• INFORMATION SHOWN
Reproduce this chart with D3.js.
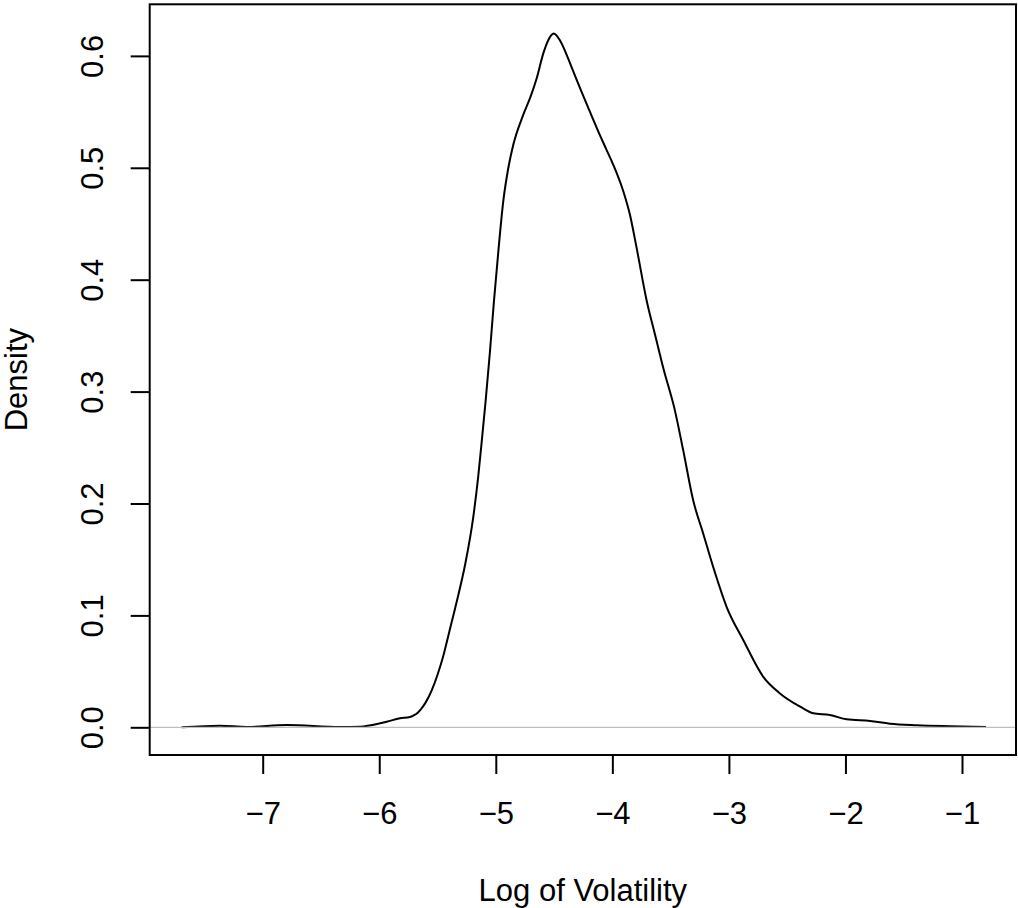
<!DOCTYPE html>
<html lang="en">
<head>
    <meta charset="UTF-8">
    <script src="https://d3js.org/d3.v7.min.js"></script>
    <style>
        body { margin: 0; background: #fff; }
        svg { display: block; font-family: "Liberation Sans", Arial, sans-serif; }
    </style>
    <title>Density of Log Volatility</title>
</head>
<body>
    <div id="graph-div"></div>
    <script>
        // density curve
        const logVol = [-7.695, -7.366, -7.137, -6.794, -6.337, -6.165, -5.993, -5.936, -5.822, -5.736,
                        -5.700, -5.670, -5.640, -5.600, -5.550, -5.500, -5.450, -5.400, -5.336, -5.264,
                        -5.193, -5.150, -5.121, -5.087, -5.050, -5.016, -4.978, -4.936, -4.893, -4.850,
                        -4.764, -4.700, -4.649, -4.593, -4.550, -4.503, -4.450, -4.400, -4.350, -4.300,
                        -4.200, -4.106, -4.050, -3.992, -3.906, -3.849, -3.791, -3.705, -3.634, -3.563,
                        -3.463, -3.391, -3.306, -3.220, -3.134, -3.019, -2.876, -2.705, -2.562, -2.388,
                        -2.276, -2.133, -1.989, -1.789, -1.618, -1.389, -1.103, -0.794];
        const density = [0.0000, 0.0014, 0.0003, 0.0020, 0.0002, 0.0006, 0.0036, 0.0050, 0.0080, 0.0092,
                         0.0108, 0.0130, 0.0165, 0.0225, 0.0330, 0.0470, 0.0640, 0.0850, 0.1120, 0.1450,
                         0.1880, 0.2250, 0.2550, 0.2920, 0.3360, 0.3806, 0.4255, 0.4700, 0.4996, 0.5205,
                         0.5475, 0.5640, 0.5800, 0.6020, 0.6140, 0.6200, 0.6140, 0.6030, 0.5900, 0.5770,
                         0.5520, 0.5290, 0.5160, 0.5027, 0.4790, 0.4580, 0.4280, 0.3810, 0.3510, 0.3210,
                         0.2830, 0.2470, 0.2026, 0.1730, 0.1430, 0.1075, 0.0778, 0.0451, 0.0303, 0.0184,
                         0.0125, 0.0110, 0.0071, 0.0056, 0.0032, 0.0018, 0.0009, 0.0002];
        const xTicks = [-7, -6, -5, -4, -3, -2, -1];
        const yTicks = [0, 0.1, 0.2, 0.3, 0.4, 0.5, 0.6];

        const w = 1018;
        const h = 908;
        const pLeft = 149.7, pRight = 1016, pTop = 4.3, pBottom = 755;
        const fs = 31;

        const xScale = d3.scaleLinear()
                         .domain([-7.9695, -0.5367])
                         .range([pLeft, pRight]);
        const yScale = d3.scaleLinear()
                         .domain([-0.02475, 0.6461])
                         .range([pBottom, pTop]);

        const svg = d3.select("#graph-div")
                      .append("svg")
                      .attr("width", w)
                      .attr("height", h);

        //curve
        const pts = logVol.map((v, i) => [v, density[i]]);
        const line = d3.line()
                       .x(d => xScale(d[0]))
                       .y(d => yScale(d[1]))
                       .curve(d3.curveMonotoneX);
        svg.append("path")
           .datum(pts)
           .attr("d", line)
           .attr("fill", "none")
           .attr("stroke", "#000")
           .attr("stroke-width", 2);

        // zero line goes on top, like R does
        svg.append("line")
           .attr("x1", pLeft).attr("x2", pRight)
           .attr("y1", yScale(0)).attr("y2", yScale(0))
           .attr("stroke", "#bebebe")
           .attr("stroke-width", 1.2);

        //axes
        const xAxis = d3.axisBottom(xScale).tickValues(xTicks).tickSize(19).tickFormat(d3.format("d"));
        const gx = svg.append("g")
           .attr("transform", "translate(0," + pBottom + ")")
           .call(xAxis);
        gx.select(".domain").remove();
        gx.selectAll("line").attr("stroke", "#000").attr("stroke-width", 2);
        gx.selectAll("text")
          .attr("y", 69).attr("dy", 0)
          .attr("fill", "#000")
          .style("font-size", fs + "px")
          .style("font-family", "Liberation Sans, Arial, sans-serif");

        const yAxis = d3.axisLeft(yScale).tickValues(yTicks).tickSize(19).tickFormat(d3.format(".1f"));
        const gy = svg.append("g")
           .attr("transform", "translate(" + pLeft + ",0)")
           .call(yAxis);
        gy.select(".domain").remove();
        gy.selectAll("line").attr("stroke", "#000").attr("stroke-width", 2);
        gy.selectAll("text")
          .attr("x", 0).attr("y", -46.4).attr("dy", 0)
          .attr("transform", "rotate(-90)")
          .attr("text-anchor", "middle")
          .attr("fill", "#000")
          .style("font-size", fs + "px")
          .style("font-family", "Liberation Sans, Arial, sans-serif");

        //box
        svg.append("rect")
           .attr("x", pLeft).attr("y", pTop)
           .attr("width", pRight - pLeft).attr("height", pBottom - pTop)
           .attr("fill", "none")
           .attr("stroke", "#000")
           .attr("stroke-width", 2);

        //labels
        svg.append("text")
           .text("Log of Volatility")
           .attr("x", (pLeft + pRight) / 2)
           .attr("y", 901)
           .attr("text-anchor", "middle")
           .style("font-size", fs + "px");

        svg.append("text")
           .text("Density")
           .attr("transform", "translate(26.7," + ((pTop + pBottom) / 2) + ") rotate(-90)")
           .attr("text-anchor", "middle")
           .style("font-size", fs + "px");
    </script>
</body>
</html>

• REQUIRED WORK
Using the material above, set down every line exactly, but skip the pictures.

• ANSWER IN FULL
Reproduce this chart with D3.js.
<!DOCTYPE html>
<html lang="en">
<head>
    <meta charset="UTF-8">
    <script src="https://d3js.org/d3.v7.min.js"></script>
    <style>
        body { margin: 0; background: #fff; }
        svg { display: block; font-family: "Liberation Sans", Arial, sans-serif; }
    </style>
    <title>Density of Log Volatility</title>
</head>
<body>
    <div id="graph-div"></div>
    <script>
        // density curve
        const logVol = [-7.695, -7.366, -7.137, -6.794, -6.337, -6.165, -5.993, -5.936, -5.822, -5.736,
                        -5.700, -5.670, -5.640, -5.600, -5.550, -5.500, -5.450, -5.400, -5.336, -5.264,
                        -5.193, -5.150, -5.121, -5.087, -5.050, -5.016, -4.978, -4.936, -4.893, -4.850,
                        -4.764, -4.700, -4.649, -4.593, -4.550, -4.503, -4.450, -4.400, -4.350, -4.300,
                        -4.200, -4.106, -4.050, -3.992, -3.906, -3.849, -3.791, -3.705, -3.634, -3.563,
                        -3.463, -3.391, -3.306, -3.220, -3.134, -3.019, -2.876, -2.705, -2.562, -2.388,
                        -2.276, -2.133, -1.989, -1.789, -1.618, -1.389, -1.103, -0.794];
        const density = [0.0000, 0.0014, 0.0003, 0.0020, 0.0002, 0.0006, 0.0036, 0.0050, 0.0080, 0.0092,
                         0.0108, 0.0130, 0.0165, 0.0225, 0.0330, 0.0470, 0.0640, 0.0850, 0.1120, 0.1450,
                         0.1880, 0.2250, 0.2550, 0.2920, 0.3360, 0.3806, 0.4255, 0.4700, 0.4996, 0.5205,
                         0.5475, 0.5640, 0.5800, 0.6020, 0.6140, 0.6200, 0.6140, 0.6030, 0.5900, 0.5770,
                         0.5520, 0.5290, 0.5160, 0.5027, 0.4790, 0.4580, 0.4280, 0.3810, 0.3510, 0.3210,
                         0.2830, 0.2470, 0.2026, 0.1730, 0.1430, 0.1075, 0.0778, 0.0451, 0.0303, 0.0184,
                         0.0125, 0.0110, 0.0071, 0.0056, 0.0032, 0.0018, 0.0009, 0.0002];
        const xTicks = [-7, -6, -5, -4, -3, -2, -1];
        const yTicks = [0, 0.1, 0.2, 0.3, 0.4, 0.5, 0.6];

        const w = 1018;
        const h = 908;
        const pLeft = 149.7, pRight = 1016, pTop = 4.3, pBottom = 755;
        const fs = 31;

        const xScale = d3.scaleLinear()
                         .domain([-7.9695, -0.5367])
                         .range([pLeft, pRight]);
        const yScale = d3.scaleLinear()
                         .domain([-0.02475, 0.6461])
                         .range([pBottom, pTop]);

        const svg = d3.select("#graph-div")
                      .append("svg")
                      .attr("width", w)
                      .attr("height", h);

        //curve
        const pts = logVol.map((v, i) => [v, density[i]]);
        const line = d3.line()
                       .x(d => xScale(d[0]))
                       .y(d => yScale(d[1]))
                       .curve(d3.curveMonotoneX);
        svg.append("path")
           .datum(pts)
           .attr("d", line)
           .attr("fill", "none")
           .attr("stroke", "#000")
           .attr("stroke-width", 2);

        // zero line goes on top, like R does
        svg.append("line")
           .attr("x1", pLeft).attr("x2", pRight)
           .attr("y1", yScale(0)).attr("y2", yScale(0))
           .attr("stroke", "#bebebe")
           .attr("stroke-width", 1.2);

        //axes
        const xAxis = d3.axisBottom(xScale).tickValues(xTicks).tickSize(19).tickFormat(d3.format("d"));
        const gx = svg.append("g")
           .attr("transform", "translate(0," + pBottom + ")")
           .call(xAxis);
        gx.select(".domain").remove();
        gx.selectAll("line").attr("stroke", "#000").attr("stroke-width", 2);
        gx.selectAll("text")
          .attr("y", 69).attr("dy", 0)
          .attr("fill", "#000")
          .style("font-size", fs + "px")
          .style("font-family", "Liberation Sans, Arial, sans-serif");

        const yAxis = d3.axisLeft(yScale).tickValues(yTicks).tickSize(19).tickFormat(d3.format(".1f"));
        const gy = svg.append("g")
           .attr("transform", "translate(" + pLeft + ",0)")
           .call(yAxis);
        gy.select(".domain").remove();
        gy.selectAll("line").attr("stroke", "#000").attr("stroke-width", 2);
        gy.selectAll("text")
          .attr("x", 0).attr("y", -46.4).attr("dy", 0)
          .attr("transform", "rotate(-90)")
          .attr("text-anchor", "middle")
          .attr("fill", "#000")
          .style("font-size", fs + "px")
          .style("font-family", "Liberation Sans, Arial, sans-serif");

        //box
        svg.append("rect")
           .attr("x", pLeft).attr("y", pTop)
           .attr("width", pRight - pLeft).attr("height", pBottom - pTop)
           .attr("fill", "none")
           .attr("stroke", "#000")
           .attr("stroke-width", 2);

        //labels
        svg.append("text")
           .text("Log of Volatility")
           .attr("x", (pLeft + pRight) / 2)
           .attr("y", 901)
           .attr("text-anchor", "middle")
           .style("font-size", fs + "px");

        svg.append("text")
           .text("Density")
           .attr("transform", "translate(26.7," + ((pTop + pBottom) / 2) + ") rotate(-90)")
           .attr("text-anchor", "middle")
           .style("font-size", fs + "px");
    </script>
</body>
</html>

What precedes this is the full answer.